Tuesday 25 February 2014

Review: Remember Shakti - Saturday Night In Bombay

Having revived his Indian jazz fusion group Shakti some twenty years after their first incarnation split, John McLaughlin and the updated Remember Shakti garnered huge numbers of plaudits for their live shows and the albums pulled from these. High on this success the group then headed to Bombay at the tail-end of 2000 for a celebratory performance bolstered by special guests Pt. Shivkumar Sharma, Taufiq Qureshi and most notably vocalist Shankar Mahadevan.
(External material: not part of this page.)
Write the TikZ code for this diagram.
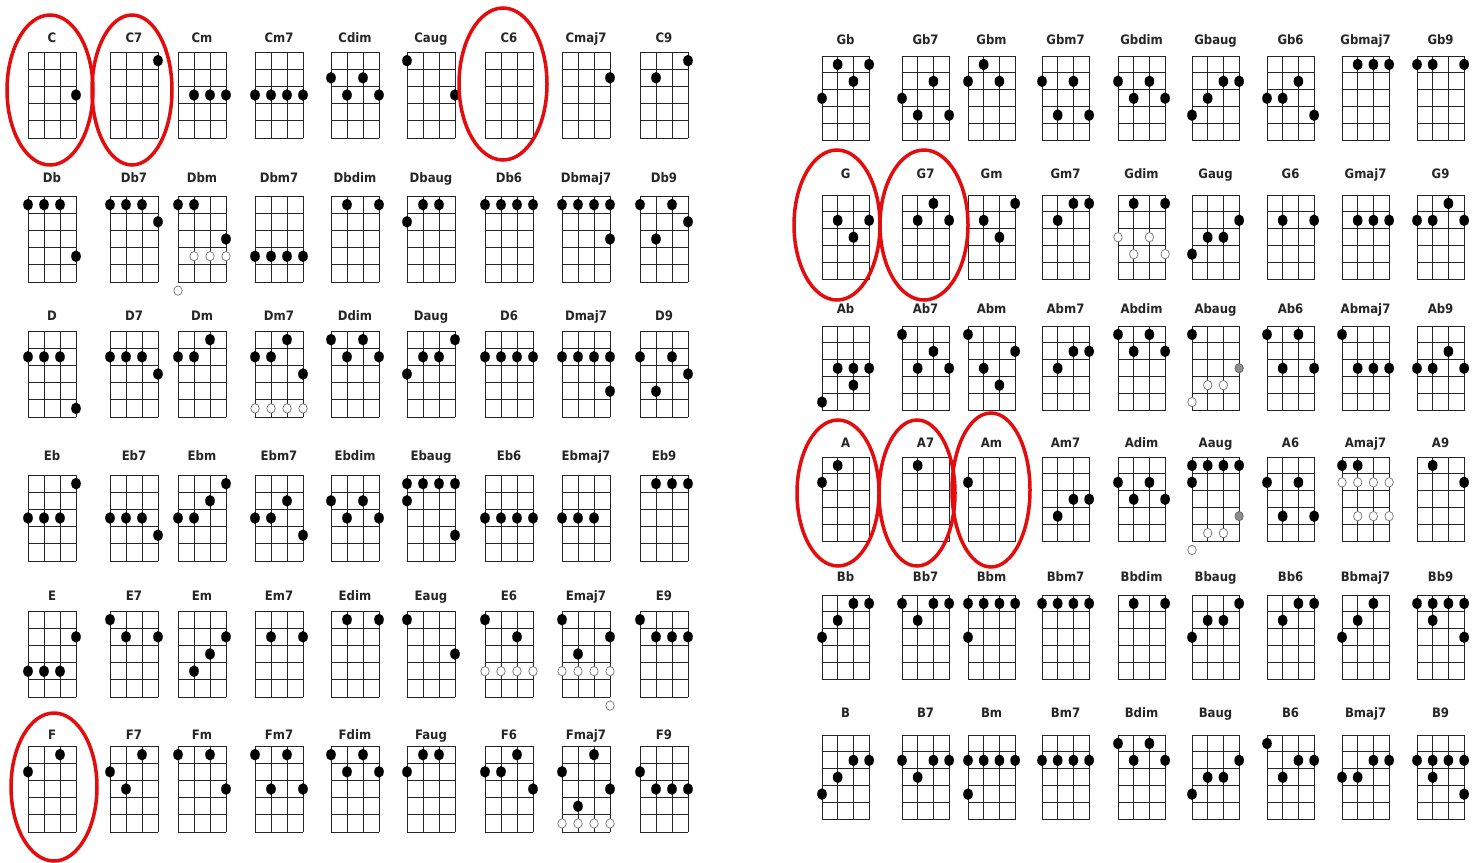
\documentclass[tikz,border=0pt]{standalone}
\usepackage{fontspec}
\setmainfont{DejaVu Sans Condensed}

\definecolor{ringred}{RGB}{228,12,12}
\tikzset{
  fretline/.style={line width=1pt, draw=black!85},
  fingerdot/.style={fill=black},
  opendot/.style={draw=black!55, fill=white, line width=0.7pt},
  greydot/.style={draw=black!60, fill=black!45, line width=0.7pt},
  chordname/.style={font=\bfseries\fontsize{13}{15}\selectfont, text=black!85, anchor=base, inner sep=0pt},
  redring/.style={draw=ringred, line width=3.5pt}
}

% one chord box: #1 left edge, #2 name, #3 string/fret list
\newcommand{\ukechord}[3]{%
  \coordinate (#2) at (#1,\ukrowtop);
  \node[chordname] (#2-lbl) at ({#1+1.5*\ukw},\ukrowlab) {#2};
  \foreach \i in {0,...,3}
    \draw[fretline] ({#1+\i*\ukw},\ukrowtop) -- ({#1+\i*\ukw},{\ukrowtop+5*\ukh});
  \foreach \j in {0,...,5}
    \draw[fretline] (#1,{\ukrowtop+\j*\ukh}) -- ({#1+3*\ukw},{\ukrowtop+\j*\ukh});
  \if\relax\detokenize{#3}\relax\else
    \foreach \s/\f in {#3}
      \fill[fingerdot] ({#1+(\s-1)*\ukw},{\ukrowtop+(\f-0.5)*\ukh}) ellipse (4.8 and 5.8);
  \fi}
% hollow or grey marks on a chord box already drawn
\newcommand{\ukextra}[3]{%
  \foreach \s/\f in {#3}
    \path[#2] ([shift={({(\s-1)*\ukw},{(\f-0.5)*\ukh})}]#1) ellipse (4.2 and 4.7);}

\begin{document}
\begin{tikzpicture}[x=1pt, y=-1pt]
  \useasboundingbox[fill=white] (0,0) rectangle (1475,862);

  % ---- left half: C to F
  \def\ukw{16}\def\ukh{17.2}
  \def\ukrowtop{52}\def\ukrowlab{42}
  \ukechord{28}{C}{4/3}
  \ukechord{110}{C7}{4/1}
  \ukechord{178}{Cm}{2/3,3/3,4/3}
  \ukechord{255}{Cm7}{1/3,2/3,3/3,4/3}
  \ukechord{331}{Cdim}{1/2,3/2,2/3,4/3}
  \ukechord{407}{Caug}{1/1,4/3}
  \ukechord{485}{C6}{}
  \ukechord{562}{Cmaj7}{4/2}
  \ukechord{640}{C9}{4/1,2/2}

  \def\ukrowtop{196}\def\ukrowlab{182}
  \ukechord{28}{Db}{1/1,2/1,3/1,4/4}
  \ukechord{110}{Db7}{1/1,2/1,3/1,4/2}
  \ukechord{178}{Dbm}{1/1,2/1,4/3}
  \ukextra{Dbm}{opendot}{2/4,3/4,4/4,1/6}
  \ukechord{255}{Dbm7}{1/4,2/4,3/4,4/4}
  \ukechord{331}{Dbdim}{2/1,4/1}
  \ukechord{407}{Dbaug}{2/1,3/1,1/2}
  \ukechord{485}{Db6}{1/1,2/1,3/1,4/1}
  \ukechord{562}{Dbmaj7}{1/1,2/1,3/1,4/1,4/3}
  \ukechord{640}{Db9}{1/1,3/1,4/2,2/3}

  \def\ukrowtop{331}\def\ukrowlab{320}
  \ukechord{28}{D}{1/2,2/2,3/2,4/5}
  \ukechord{110}{D7}{1/2,2/2,3/2,4/3}
  \ukechord{178}{Dm}{1/2,2/2,3/1}
  \ukechord{255}{Dm7}{1/2,2/2,3/1,4/3}
  \ukextra{Dm7}{opendot}{1/5,2/5,3/5,4/5}
  \ukechord{331}{Ddim}{1/1,3/1,2/2,4/2}
  \ukechord{407}{Daug}{4/1,2/2,3/2,1/3}
  \ukechord{485}{D6}{1/2,2/2,3/2,4/2}
  \ukechord{562}{Dmaj7}{1/2,2/2,3/2,4/2,4/4}
  \ukechord{640}{D9}{1/2,3/2,4/3,2/4}

  \def\ukrowtop{475}\def\ukrowlab{460}
  \ukechord{28}{Eb}{4/1,1/3,2/3,3/3}
  \ukechord{110}{Eb7}{1/3,2/3,3/3,4/4}
  \ukechord{178}{Ebm}{4/1,3/2,1/3,2/3}
  \ukechord{255}{Ebm7}{3/2,1/3,2/3,4/4}
  \ukechord{331}{Ebdim}{1/2,3/2,2/3,4/3}
  \ukechord{407}{Ebaug}{1/1,2/1,3/1,4/1,1/2,4/4}
  \ukechord{485}{Eb6}{1/3,2/3,3/3,4/3}
  \ukechord{562}{Ebmaj7}{1/3,2/3,3/3}
  \ukechord{640}{Eb9}{2/1,3/1,4/1}

  \def\ukrowtop{611}\def\ukrowlab{600}
  \ukechord{28}{E}{4/2,1/4,2/4,3/4}
  \ukechord{110}{E7}{1/1,2/2,4/2}
  \ukechord{178}{Em}{4/2,3/3,2/4}
  \ukechord{255}{Em7}{2/2,4/2}
  \ukechord{331}{Edim}{2/1,4/1}
  \ukechord{407}{Eaug}{1/1,4/3}
  \ukechord{485}{E6}{1/1,3/2}
  \ukextra{E6}{opendot}{1/4,2/4,3/4,4/4}
  \ukechord{562}{Emaj7}{1/1,4/2,2/3}
  \ukextra{Emaj7}{opendot}{1/4,2/4,3/4,4/4,4/6}
  \ukechord{640}{E9}{1/1,2/2,3/2,4/2}

  \def\ukrowtop{746}\def\ukrowlab{739}
  \ukechord{28}{F}{3/1,1/2}
  \ukechord{110}{F7}{3/1,1/2,2/3}
  \ukechord{178}{Fm}{1/1,3/1,4/3}
  \ukechord{255}{Fm7}{1/1,3/1,2/3,4/3}
  \ukechord{331}{Fdim}{1/1,3/1,2/2,4/2}
  \ukechord{407}{Faug}{2/1,3/1,1/2}
  \ukechord{485}{F6}{3/1,1/2,2/2,4/3}
  \ukechord{562}{Fmaj7}{3/1,1/2,4/3,2/4}
  \ukextra{Fmaj7}{opendot}{1/5,2/5,3/5,4/5}
  \ukechord{640}{F9}{1/2,2/3,3/3,4/3}

  % ---- right half: Gb to B
  \def\ukw{15.7}\def\ukh{16.9}
  \def\ukrowtop{56}\def\ukrowlab{44}
  \ukechord{822}{Gb}{2/1,4/1,3/2,1/3}
  \ukechord{902}{Gb7}{3/2,1/3,2/4,4/4}
  \ukechord{968}{Gbm}{2/1,1/2,3/2}
  \ukechord{1042}{Gbm7}{1/2,3/2,2/4,4/4}
  \ukechord{1118}{Gbdim}{1/2,3/2,2/3,4/3}
  \ukechord{1192}{Gbaug}{3/2,4/2,2/3,1/4}
  \ukechord{1267}{Gb6}{3/2,1/3,2/3,4/4}
  \ukechord{1342}{Gbmaj7}{2/1,3/1,4/1}
  \ukechord{1417}{Gb9}{1/1,2/1,4/1}

  \def\ukrowtop{195}\def\ukrowlab{178}
  \ukechord{822}{G}{2/2,4/2,3/3}
  \ukechord{902}{G7}{3/1,2/2,4/2}
  \ukechord{968}{Gm}{4/1,2/2,3/3}
  \ukechord{1042}{Gm7}{3/1,4/1,2/2}
  \ukechord{1118}{Gdim}{2/1,4/1}
  \ukextra{Gdim}{opendot}{1/3,3/3,2/4,4/4}
  \ukechord{1192}{Gaug}{4/2,2/3,3/3,1/4}
  \ukechord{1267}{G6}{2/2,4/2}
  \ukechord{1342}{Gmaj7}{2/2,3/2,4/2}
  \ukechord{1417}{G9}{3/1,1/2,2/2,4/2}

  \def\ukrowtop{326}\def\ukrowlab{313}
  \ukechord{822}{Ab}{2/3,3/3,4/3,3/4,1/5}
  \ukechord{902}{Ab7}{1/1,3/2,2/3,4/3}
  \ukechord{968}{Abm}{1/1,4/2,2/3,3/4}
  \ukechord{1042}{Abm7}{3/2,4/2,2/3}
  \ukechord{1118}{Abdim}{1/1,3/1,2/2,4/2}
  \ukechord{1192}{Abaug}{1/1}
  \ukextra{Abaug}{greydot}{4/3}
  \ukextra{Abaug}{opendot}{2/4,3/4,1/5}
  \ukechord{1267}{Ab6}{1/1,3/1,2/3,4/3}
  \ukechord{1342}{Abmaj7}{1/1,2/3,3/3,4/3}
  \ukechord{1417}{Ab9}{3/2,1/3,2/3,4/3}

  \def\ukrowtop{457}\def\ukrowlab{447}
  \ukechord{822}{A}{2/1,1/2}
  \ukechord{902}{A7}{2/1}
  \ukechord{968}{Am}{1/2}
  \ukechord{1042}{Am7}{3/3,4/3,2/4}
  \ukechord{1118}{Adim}{1/2,3/2,2/3,4/3}
  \ukechord{1192}{Aaug}{1/1,2/1,3/1,4/1,1/2}
  \ukextra{Aaug}{greydot}{4/4}
  \ukextra{Aaug}{opendot}{2/5,3/5,1/6}
  \ukechord{1267}{A6}{1/2,3/2,2/4,4/4}
  \ukechord{1342}{Amaj7}{1/1,2/1}
  \ukextra{Amaj7}{opendot}{1/2,2/2,3/2,4/2,2/4,3/4,4/4}
  \ukechord{1417}{A9}{2/1,4/2}

  \def\ukrowtop{595}\def\ukrowlab{581}
  \ukechord{822}{Bb}{3/1,4/1,2/2,1/3}
  \ukechord{902}{Bb7}{1/1,3/1,4/1,2/2}
  \ukechord{968}{Bbm}{1/1,2/1,3/1,4/1,1/3}
  \ukechord{1042}{Bbm7}{1/1,2/1,3/1,4/1}
  \ukechord{1118}{Bbdim}{2/1,4/1}
  \ukechord{1192}{Bbaug}{4/1,2/2,3/2,1/3}
  \ukechord{1267}{Bb6}{3/1,4/1,2/2}
  \ukechord{1342}{Bbmaj7}{3/1,2/2,1/3}
  \ukechord{1417}{Bb9}{1/1,2/1,3/1,4/1,2/2,4/3}

  \def\ukrowtop{735}\def\ukrowlab{717}
  \ukechord{822}{B}{3/2,4/2,2/3,1/4}
  \ukechord{902}{B7}{1/2,3/2,4/2,2/3}
  \ukechord{968}{Bm}{1/2,2/2,3/2,4/2,1/4}
  \ukechord{1042}{Bm7}{1/2,2/2,3/2,4/2}
  \ukechord{1118}{Bdim}{1/1,3/1,2/2,4/2}
  \ukechord{1192}{Baug}{4/2,2/3,3/3,1/4}
  \ukechord{1267}{B6}{1/1,3/2,4/2,2/3}
  \ukechord{1342}{Bmaj7}{3/2,4/2,1/3,2/3}
  \ukechord{1417}{B9}{1/2,2/2,3/2,4/2,2/3,4/4}

  % red rings round the marked chords
  \draw[redring] (50,90) ellipse (43 and 75);
  \draw[redring] (132,90) ellipse (40 and 75);
  \draw[redring] (503,84) ellipse (44 and 76);
  \draw[redring] (54,787) ellipse (43 and 74);
  \draw[redring] (837,225) ellipse (43 and 75);
  \draw[redring] (924,225) ellipse (44 and 75);
  \draw[redring] (838,493) ellipse (41 and 73);
  \draw[redring] (917,493) ellipse (38 and 73);
  \draw[redring] (991,490) ellipse (39 and 77);
\end{tikzpicture}
\end{document}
Dubbed 'Saturday Night In Bombay', it's a playful take on his earlier much-loved 1980 collaboration with Al di Meola and Paco de Lucia 'Friday Night In San Francisco', but that isn't the only similarity here. Both records benefit from a warm and relaxed friendly vibe, with all of the men on stage clearly good friends and enjoying each others company and their music.

The short opener 'Luki' is a nicely spiritual piece that benefits greatly from Mahadevan's wondrous vocal performance, but the real meat here comes in the following 'Shringar'. A half-hour piece, its near total length is dominated by a hypnotic interaction between the guitar and santur. Simply incredible, it's one of the very best things that the group, and McLaughlin, have ever created.

'Giriraj Sudha' is an uplifting and bright number that unfortunately is over all too soon, while the following and closing 'Hussain' begins with a level of unrestrained high energy that only builds and builds, taking in high emotion and then ending on a spectacular high.

Standing shoulder-to-shoulder alongside the previous Shakti and Remember Shakti albums, the new guests and instrumentation are a very welcome bonus, and again progress the sound, but the overall feel of the set is perhaps just a touch more sad, even mournful, than the others. And based on that this probably shouldn't be your first purchase of this great group, that honour still falls to the bands debut, but it is a good one and well-worth the investment of your listening time.